▸ Written problem
Word for word, quote all of the material, omitting the pictures.

▸ Supplied material
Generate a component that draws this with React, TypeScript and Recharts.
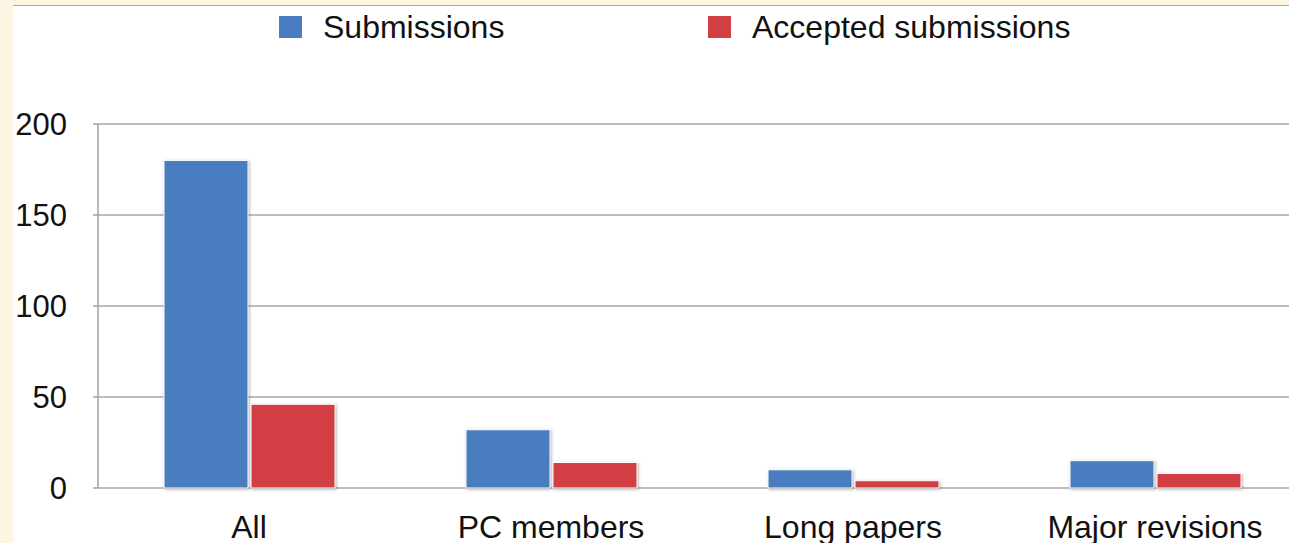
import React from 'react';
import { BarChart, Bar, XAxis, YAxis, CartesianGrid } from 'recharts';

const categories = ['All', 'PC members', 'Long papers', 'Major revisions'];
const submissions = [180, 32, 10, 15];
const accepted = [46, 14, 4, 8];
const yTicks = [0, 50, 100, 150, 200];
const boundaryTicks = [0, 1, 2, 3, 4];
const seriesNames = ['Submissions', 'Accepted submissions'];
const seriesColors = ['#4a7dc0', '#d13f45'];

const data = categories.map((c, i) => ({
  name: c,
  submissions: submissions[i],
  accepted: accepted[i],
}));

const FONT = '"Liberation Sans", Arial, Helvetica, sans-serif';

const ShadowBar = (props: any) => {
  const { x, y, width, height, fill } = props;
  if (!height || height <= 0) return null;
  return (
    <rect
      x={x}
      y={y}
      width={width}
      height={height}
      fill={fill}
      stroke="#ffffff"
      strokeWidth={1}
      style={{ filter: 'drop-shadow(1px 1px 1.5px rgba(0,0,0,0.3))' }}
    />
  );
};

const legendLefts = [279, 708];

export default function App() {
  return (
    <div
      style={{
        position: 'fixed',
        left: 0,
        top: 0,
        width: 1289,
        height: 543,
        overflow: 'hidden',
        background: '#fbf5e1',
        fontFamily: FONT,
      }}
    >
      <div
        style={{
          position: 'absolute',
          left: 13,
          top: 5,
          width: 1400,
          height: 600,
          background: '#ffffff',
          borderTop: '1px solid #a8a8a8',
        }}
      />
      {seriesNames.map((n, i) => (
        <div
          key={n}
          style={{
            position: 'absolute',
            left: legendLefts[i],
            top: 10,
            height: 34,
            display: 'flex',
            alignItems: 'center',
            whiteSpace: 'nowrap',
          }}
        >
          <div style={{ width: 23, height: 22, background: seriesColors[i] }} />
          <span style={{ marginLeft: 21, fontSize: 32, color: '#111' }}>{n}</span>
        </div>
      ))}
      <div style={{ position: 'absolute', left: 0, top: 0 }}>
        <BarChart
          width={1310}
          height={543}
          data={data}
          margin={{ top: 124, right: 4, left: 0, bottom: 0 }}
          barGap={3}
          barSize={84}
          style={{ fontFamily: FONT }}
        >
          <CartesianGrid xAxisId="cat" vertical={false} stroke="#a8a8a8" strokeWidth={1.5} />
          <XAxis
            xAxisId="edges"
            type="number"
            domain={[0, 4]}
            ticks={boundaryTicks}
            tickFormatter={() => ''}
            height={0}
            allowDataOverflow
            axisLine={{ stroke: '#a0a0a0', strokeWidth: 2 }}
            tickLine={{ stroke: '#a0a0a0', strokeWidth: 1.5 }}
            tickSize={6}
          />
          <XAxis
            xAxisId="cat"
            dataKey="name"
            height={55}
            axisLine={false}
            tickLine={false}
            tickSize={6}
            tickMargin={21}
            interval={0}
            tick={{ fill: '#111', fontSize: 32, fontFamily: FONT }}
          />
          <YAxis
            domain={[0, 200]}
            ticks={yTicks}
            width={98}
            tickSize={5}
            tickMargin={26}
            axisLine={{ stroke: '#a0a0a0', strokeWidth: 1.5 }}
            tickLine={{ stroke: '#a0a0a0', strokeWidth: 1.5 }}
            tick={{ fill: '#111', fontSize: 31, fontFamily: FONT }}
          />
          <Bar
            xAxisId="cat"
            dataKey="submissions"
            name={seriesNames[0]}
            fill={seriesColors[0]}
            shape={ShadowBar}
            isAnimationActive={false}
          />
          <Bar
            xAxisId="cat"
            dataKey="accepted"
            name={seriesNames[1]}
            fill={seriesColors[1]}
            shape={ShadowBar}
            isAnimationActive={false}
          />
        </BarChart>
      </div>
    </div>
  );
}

▸ Expected output
Generate a component that draws this with React, TypeScript and Recharts.
import React from 'react';
import { BarChart, Bar, XAxis, YAxis, CartesianGrid } from 'recharts';

const categories = ['All', 'PC members', 'Long papers', 'Major revisions'];
const submissions = [180, 32, 10, 15];
const accepted = [46, 14, 4, 8];
const yTicks = [0, 50, 100, 150, 200];
const boundaryTicks = [0, 1, 2, 3, 4];
const seriesNames = ['Submissions', 'Accepted submissions'];
const seriesColors = ['#4a7dc0', '#d13f45'];

const data = categories.map((c, i) => ({
  name: c,
  submissions: submissions[i],
  accepted: accepted[i],
}));

const FONT = '"Liberation Sans", Arial, Helvetica, sans-serif';

const ShadowBar = (props: any) => {
  const { x, y, width, height, fill } = props;
  if (!height || height <= 0) return null;
  return (
    <rect
      x={x}
      y={y}
      width={width}
      height={height}
      fill={fill}
      stroke="#ffffff"
      strokeWidth={1}
      style={{ filter: 'drop-shadow(1px 1px 1.5px rgba(0,0,0,0.3))' }}
    />
  );
};

const legendLefts = [279, 708];

export default function App() {
  return (
    <div
      style={{
        position: 'fixed',
        left: 0,
        top: 0,
        width: 1289,
        height: 543,
        overflow: 'hidden',
        background: '#fbf5e1',
        fontFamily: FONT,
      }}
    >
      <div
        style={{
          position: 'absolute',
          left: 13,
          top: 5,
          width: 1400,
          height: 600,
          background: '#ffffff',
          borderTop: '1px solid #a8a8a8',
        }}
      />
      {seriesNames.map((n, i) => (
        <div
          key={n}
          style={{
            position: 'absolute',
            left: legendLefts[i],
            top: 10,
            height: 34,
            display: 'flex',
            alignItems: 'center',
            whiteSpace: 'nowrap',
          }}
        >
          <div style={{ width: 23, height: 22, background: seriesColors[i] }} />
          <span style={{ marginLeft: 21, fontSize: 32, color: '#111' }}>{n}</span>
        </div>
      ))}
      <div style={{ position: 'absolute', left: 0, top: 0 }}>
        <BarChart
          width={1310}
          height={543}
          data={data}
          margin={{ top: 124, right: 4, left: 0, bottom: 0 }}
          barGap={3}
          barSize={84}
          style={{ fontFamily: FONT }}
        >
          <CartesianGrid xAxisId="cat" vertical={false} stroke="#a8a8a8" strokeWidth={1.5} />
          <XAxis
            xAxisId="edges"
            type="number"
            domain={[0, 4]}
            ticks={boundaryTicks}
            tickFormatter={() => ''}
            height={0}
            allowDataOverflow
            axisLine={{ stroke: '#a0a0a0', strokeWidth: 2 }}
            tickLine={{ stroke: '#a0a0a0', strokeWidth: 1.5 }}
            tickSize={6}
          />
          <XAxis
            xAxisId="cat"
            dataKey="name"
            height={55}
            axisLine={false}
            tickLine={false}
            tickSize={6}
            tickMargin={21}
            interval={0}
            tick={{ fill: '#111', fontSize: 32, fontFamily: FONT }}
          />
          <YAxis
            domain={[0, 200]}
            ticks={yTicks}
            width={98}
            tickSize={5}
            tickMargin={26}
            axisLine={{ stroke: '#a0a0a0', strokeWidth: 1.5 }}
            tickLine={{ stroke: '#a0a0a0', strokeWidth: 1.5 }}
            tick={{ fill: '#111', fontSize: 31, fontFamily: FONT }}
          />
          <Bar
            xAxisId="cat"
            dataKey="submissions"
            name={seriesNames[0]}
            fill={seriesColors[0]}
            shape={ShadowBar}
            isAnimationActive={false}
          />
          <Bar
            xAxisId="cat"
            dataKey="accepted"
            name={seriesNames[1]}
            fill={seriesColors[1]}
            shape={ShadowBar}
            isAnimationActive={false}
          />
        </BarChart>
      </div>
    </div>
  );
}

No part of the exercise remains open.